8.1 Radio & TV regulation

Jessica Rosenworcel, acting FCC chair appointed by President Biden, is a proponent of net neutrality and better educational access to digital communication.

Radio, television, and cable — collectively called “electronic” media or “broadcast media” — are far more regulated than print or digital media. 

This regulation involves both the structure and content of radio, television, telegraph, satellite and cable communication in the US and territories.

The authority to regulate “in the public interest, convenience and necessity” is placed by Congress in  the Federal Communications Commission, and its most important regulatory power derives from the FCC’s  licensing of radio and TV  broadcasting stations and networks.  Stations or networks who do not abide by regulations face fines and other penalties. In rare situations,  they have lost their broadcast licenses.

The main trend in broadcast law today is toward deregulation, but a high level of regulation is likely to remain, considering the fact that demand for the broadcast spectrum continues to exceed supply which justifies regulation under the “scarcity rationale.”    Recent controversies have involved indecency on broadcast television, the structural decline of radio and cable television, and the competition with relatively unregulated new digital media.  

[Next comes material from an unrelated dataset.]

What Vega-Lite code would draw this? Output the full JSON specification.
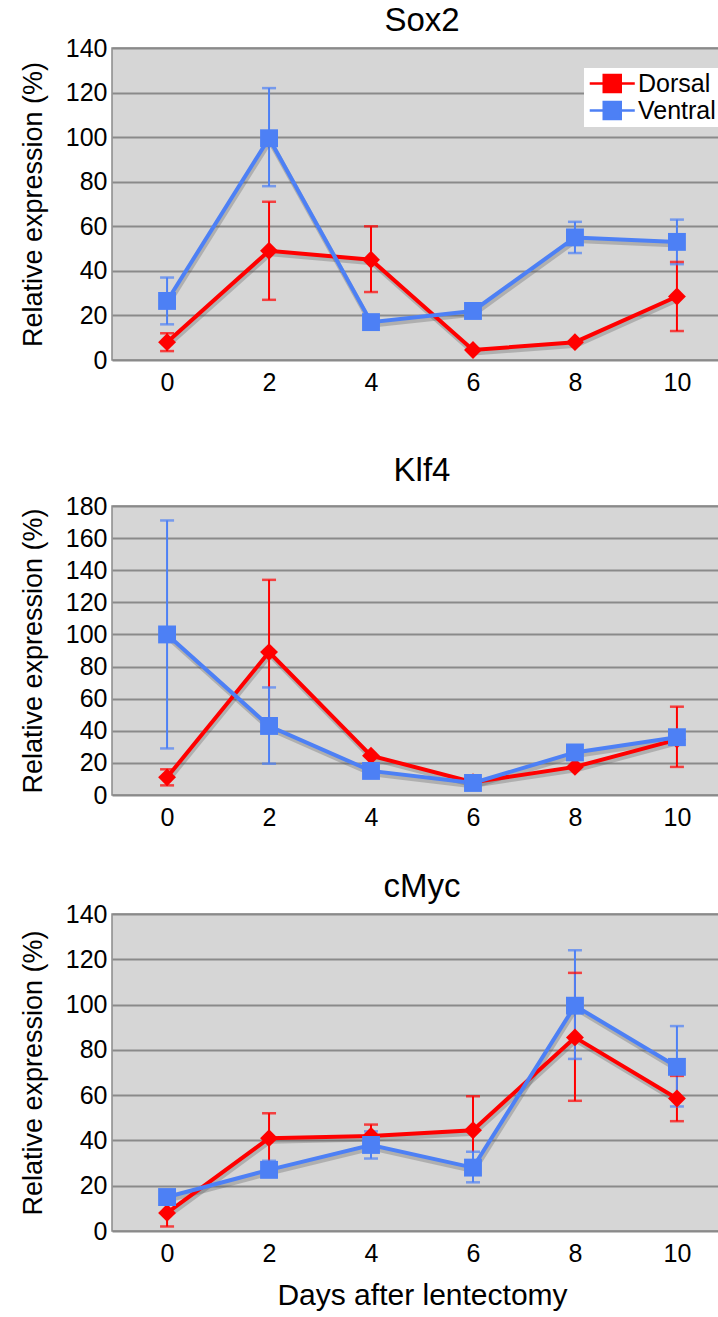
{
  "$schema": "https://vega.github.io/schema/vega-lite/v6.json",
  "background": "white",
  "padding": {"left": 18, "top": 4, "right": 0, "bottom": 0},
  "spacing": 58,
  "resolve": {"legend": {"color": "independent"}},
  "datasets": {
    "expr": [
      {"g": "Sox2", "s": "Dorsal", "d": 0, "v": 8, "lo": 4, "hi": 12},
      {"g": "Sox2", "s": "Dorsal", "d": 2, "v": 49, "lo": 27, "hi": 71},
      {"g": "Sox2", "s": "Dorsal", "d": 4, "v": 45, "lo": 30.5, "hi": 60},
      {"g": "Sox2", "s": "Dorsal", "d": 6, "v": 4.5, "lo": null, "hi": null},
      {"g": "Sox2", "s": "Dorsal", "d": 8, "v": 8, "lo": null, "hi": null},
      {"g": "Sox2", "s": "Dorsal", "d": 10, "v": 28.5, "lo": 13, "hi": 44},
      {"g": "Sox2", "s": "Ventral", "d": 0, "v": 26.5, "lo": 16, "hi": 37},
      {"g": "Sox2", "s": "Ventral", "d": 2, "v": 99.5, "lo": 78, "hi": 122},
      {"g": "Sox2", "s": "Ventral", "d": 4, "v": 17, "lo": 15, "hi": 19},
      {"g": "Sox2", "s": "Ventral", "d": 6, "v": 22, "lo": null, "hi": null},
      {"g": "Sox2", "s": "Ventral", "d": 8, "v": 55, "lo": 48, "hi": 62},
      {"g": "Sox2", "s": "Ventral", "d": 10, "v": 53, "lo": 43, "hi": 63},
      {"g": "Klf4", "s": "Dorsal", "d": 0, "v": 11, "lo": 6, "hi": 16},
      {"g": "Klf4", "s": "Dorsal", "d": 2, "v": 89, "lo": 44, "hi": 134},
      {"g": "Klf4", "s": "Dorsal", "d": 4, "v": 24.5, "lo": null, "hi": null},
      {"g": "Klf4", "s": "Dorsal", "d": 6, "v": 8, "lo": null, "hi": null},
      {"g": "Klf4", "s": "Dorsal", "d": 8, "v": 17.5, "lo": null, "hi": null},
      {"g": "Klf4", "s": "Dorsal", "d": 10, "v": 34.5, "lo": 17.5, "hi": 55},
      {"g": "Klf4", "s": "Ventral", "d": 0, "v": 100, "lo": 29, "hi": 171},
      {"g": "Klf4", "s": "Ventral", "d": 2, "v": 43, "lo": 19.5, "hi": 67},
      {"g": "Klf4", "s": "Ventral", "d": 4, "v": 15, "lo": null, "hi": null},
      {"g": "Klf4", "s": "Ventral", "d": 6, "v": 7.5, "lo": null, "hi": null},
      {"g": "Klf4", "s": "Ventral", "d": 8, "v": 26.5, "lo": null, "hi": null},
      {"g": "Klf4", "s": "Ventral", "d": 10, "v": 36, "lo": null, "hi": null},
      {"g": "cMyc", "s": "Dorsal", "d": 0, "v": 8, "lo": 2, "hi": 13},
      {"g": "cMyc", "s": "Dorsal", "d": 2, "v": 41, "lo": 30, "hi": 52},
      {"g": "cMyc", "s": "Dorsal", "d": 4, "v": 42, "lo": 37, "hi": 47},
      {"g": "cMyc", "s": "Dorsal", "d": 6, "v": 44.5, "lo": 29, "hi": 59.5},
      {"g": "cMyc", "s": "Dorsal", "d": 8, "v": 85.5, "lo": 57.5, "hi": 114},
      {"g": "cMyc", "s": "Dorsal", "d": 10, "v": 58.5, "lo": 48.5, "hi": 68.5},
      {"g": "cMyc", "s": "Ventral", "d": 0, "v": 15, "lo": null, "hi": null},
      {"g": "cMyc", "s": "Ventral", "d": 2, "v": 27, "lo": 24, "hi": 31},
      {"g": "cMyc", "s": "Ventral", "d": 4, "v": 38, "lo": 32, "hi": 44},
      {"g": "cMyc", "s": "Ventral", "d": 6, "v": 28, "lo": 21.5, "hi": 35},
      {"g": "cMyc", "s": "Ventral", "d": 8, "v": 99.5, "lo": 76, "hi": 124},
      {"g": "cMyc", "s": "Ventral", "d": 10, "v": 72.5, "lo": 55, "hi": 90.5}
    ]
  },
  "vconcat": [
    {
      "title": {"text": "Sox2", "offset": -2},
      "width": 620,
      "height": 312,
      "data": {"name": "expr"},
      "transform": [{"filter": "datum.g === 'Sox2'"}],
      "encoding": {
        "x": {"field": "d", "type": "ordinal", "scale": {"type": "point", "padding": 0.54}, "axis": {"title": null}},
        "y": {"field": "v", "type": "quantitative", "scale": {"domain": [0, 140], "nice": false}, "axis": {"values": [0, 20, 40, 60, 80, 100, 120, 140], "title": "Relative expression (%)"}},
        "color": {"field": "s", "type": "nominal", "scale": {"domain": ["Dorsal", "Ventral"], "range": ["#ff0000", "#4d80f5"]}, "legend": {
            "title": null, "orient": "none", "legendX": 472, "legendY": 20,
            "fillColor": "white", "padding": 3, "symbolType": "M-1.15,0H0.5M2.5,0H4.15M0.5,-1H2.5V1H0.5Z",
            "symbolSize": 289, "symbolStrokeWidth": 2.5, "symbolOpacity": 1, "labelOffset": 26, "labelFontSize": 25, "rowPadding": 0, "labelColor": "black"
          }}
      },
      "layer": [
        {"mark": {"type": "rule", "strokeWidth": 2}, "encoding": {"y": {"field": "lo", "type": "quantitative"}, "y2": {"field": "hi"}}},
        {"mark": {"type": "tick", "thickness": 2.5, "size": 14, "orient": "horizontal"}, "encoding": {"y": {"field": "lo", "type": "quantitative"}}},
        {"mark": {"type": "tick", "thickness": 2.5, "size": 14, "orient": "horizontal"}, "encoding": {"y": {"field": "hi", "type": "quantitative"}}},
        {"mark": {"type": "line", "strokeWidth": 5, "yOffset": 3, "xOffset": 1, "opacity": 0.3}, "encoding": {"color": {"value": "#555555"}, "detail": {"field": "s"}}},
        {"mark": {"type": "line", "strokeWidth": 4}, "encoding": {}},
        {"mark": {"type": "point", "filled": true, "opacity": 1, "size": 320}, "encoding": {
          "shape": {"field": "s", "type": "nominal", "scale": {"domain": ["Dorsal", "Ventral"], "range": ["diamond", "square"]}, "legend": null}
        }}
      ]
    },
    {
      "spacing": 39,
      "vconcat": [
        {
          "title": {"text": "Klf4", "offset": 6},
          "width": 620,
          "height": 289,
          "data": {"name": "expr"},
          "transform": [{"filter": "datum.g === 'Klf4'"}],
          "encoding": {
            "x": {"field": "d", "type": "ordinal", "scale": {"type": "point", "padding": 0.54}, "axis": {"title": null}},
            "y": {"field": "v", "type": "quantitative", "scale": {"domain": [0, 180], "nice": false}, "axis": {"values": [0, 20, 40, 60, 80, 100, 120, 140, 160, 180], "title": "Relative expression (%)"}},
            "color": {"field": "s", "type": "nominal", "scale": {"domain": ["Dorsal", "Ventral"], "range": ["#ff0000", "#4d80f5"]}, "legend": null}
          },
          "layer": [
            {"mark": {"type": "rule", "strokeWidth": 2}, "encoding": {"y": {"field": "lo", "type": "quantitative"}, "y2": {"field": "hi"}}},
            {"mark": {"type": "tick", "thickness": 2.5, "size": 14, "orient": "horizontal"}, "encoding": {"y": {"field": "lo", "type": "quantitative"}}},
            {"mark": {"type": "tick", "thickness": 2.5, "size": 14, "orient": "horizontal"}, "encoding": {"y": {"field": "hi", "type": "quantitative"}}},
            {"mark": {"type": "line", "strokeWidth": 5, "yOffset": 3, "xOffset": 1, "opacity": 0.3}, "encoding": {"color": {"value": "#555555"}, "detail": {"field": "s"}}},
            {"mark": {"type": "line", "strokeWidth": 4}, "encoding": {}},
            {"mark": {"type": "point", "filled": true, "opacity": 1, "size": 320}, "encoding": {
              "shape": {"field": "s", "type": "nominal", "scale": {"domain": ["Dorsal", "Ventral"], "range": ["diamond", "square"]}, "legend": null}
            }}
          ]
        },
        {
          "title": {"text": "cMyc", "offset": -2},
          "width": 620,
          "height": 317,
          "data": {"name": "expr"},
          "transform": [{"filter": "datum.g === 'cMyc'"}],
          "encoding": {
            "x": {"field": "d", "type": "ordinal", "scale": {"type": "point", "padding": 0.54}, "axis": {"title": "Days after lentectomy"}},
            "y": {"field": "v", "type": "quantitative", "scale": {"domain": [0, 140], "nice": false}, "axis": {"values": [0, 20, 40, 60, 80, 100, 120, 140], "title": "Relative expression (%)"}},
            "color": {"field": "s", "type": "nominal", "scale": {"domain": ["Dorsal", "Ventral"], "range": ["#ff0000", "#4d80f5"]}, "legend": null}
          },
          "layer": [
            {"mark": {"type": "rule", "strokeWidth": 2}, "encoding": {"y": {"field": "lo", "type": "quantitative"}, "y2": {"field": "hi"}}},
            {"mark": {"type": "tick", "thickness": 2.5, "size": 14, "orient": "horizontal"}, "encoding": {"y": {"field": "lo", "type": "quantitative"}}},
            {"mark": {"type": "tick", "thickness": 2.5, "size": 14, "orient": "horizontal"}, "encoding": {"y": {"field": "hi", "type": "quantitative"}}},
            {"mark": {"type": "line", "strokeWidth": 5, "yOffset": 3, "xOffset": 1, "opacity": 0.3}, "encoding": {"color": {"value": "#555555"}, "detail": {"field": "s"}}},
            {"mark": {"type": "line", "strokeWidth": 4}, "encoding": {}},
            {"mark": {"type": "point", "filled": true, "opacity": 1, "size": 320}, "encoding": {
              "shape": {"field": "s", "type": "nominal", "scale": {"domain": ["Dorsal", "Ventral"], "range": ["diamond", "square"]}, "legend": null}
            }}
          ]
        }
      ]
    }
  ],
  "config": {
    "font": "Liberation Sans",
    "view": {"fill": "#d6d6d6", "stroke": "#8a8a8a", "strokeWidth": 1.5},
    "title": {"fontSize": 33, "fontWeight": "normal", "color": "black", "anchor": "middle", "font": "Liberation Sans"},
    "axis": {
      "domain": false, "ticks": false, "grid": false,
      "labelFont": "Liberation Sans", "titleFont": "Liberation Sans",
      "labelFontSize": 25, "labelColor": "black", "titleFontSize": 27, "titleFontWeight": "normal", "titleColor": "black"
    },
    "axisX": {"labelAngle": 0, "labelPadding": 10, "titlePadding": 14, "titleFontSize": 30},
    "axisY": {"grid": true, "gridColor": "#8a8a8a", "gridWidth": 2, "labelPadding": 5, "titlePadding": 18},
    "legend": {"labelFont": "Liberation Sans"}
  }
}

Principles of regulation have included:   

  • Appropriate allocation of scarce resources (the “scarcity rationale.”)   The original reason for licensing and regulating radio (and later TV) involved the fact that the electromagnetic spectrum was relatively narrow, and the resource was  “scarce.”  This is less and less true. Over the years, communications channels have expanded with the advent of  1) Cable networks in the 1970s; 2) Satellite systems in the 1990s; and 3) the Internet and Web in the 2000s; and 4) Digital broadcasting in the 2010s.  As a result, the “scarcity rationale” is not as compelling as it once was,  and the regulatory trend has been towards deregulation in most content and structural areas.
  • Fairness, as in the “Fairness Doctrine,” is another principle. The Fairness Doctrine was instituted by the FCC in 1949, upheld in the Red Lion case 1969, but overturned in  FCC v League of Women Voters, 1984. The original idea emerged in the 1930s when American fascists like Father Charles Coughlin aired hour-long programs that supported European Nazis.
    In response,  corporate radio networks (especially NBC)  and associations (esp. the National Association of Broadcasters) recommended an end to single-speaker programs and required that opposing viewpoints be presented in 1938-39.   This continued on the government side with the FCC’s 1941 Mayflower decision in which radio stations, due to their public interest obligations, would have to be neutral in matters of news and politics, and  were not allowed to give editorial support to any particular political position or candidate.  The Fairness Doctrine of 1949 emerged from debates about this issue. It required radio and TV stations to present controversial issues of public importance and to do so in a manner that was honest, equitable, and balanced.
  • Localism for radio and television stations — The idea of localism was that radio and TV stations must serve their individual communities, at least to a small extent, and not simply repeat cheap and easily syndicated studio shows.  The “must carry” rules for cable emerged from this principle. (See FCC’s “Background on Localism in Broadcasting“) .
  • Universal service and neutrality for common carriers (telephone, internet) — Historically, telegraph and telephone companies started off in an atmosphere of cutthroat competition. American Telephone and Telegraph (AT&T)   became a regulated  monopolies by promising that profits would be applied to ensuring wide access to phone services at low cost.  That same principle is being applied by the FCC, and contested by the telephone companies, in areas like net neutrality and municipal broadband agencies.
  • Public forum, especially community access cable programming, which was strongly affirmed in Denver Area Educational  Telecommunications Consortium v FCC, 1996, and weakly overturned in Manhattan Community Access Corp v Halleck, 2019.

The FCC’s overall approach to regulation is often used as an example of how an agency can be “captured” by the industry it regulates.  High prices for telecommunications services, monopoly practices, and a lack of serious consumer privacy laws are all part of the FCC’s regulatory swamp, according to a 2015  Harvard ethics center study.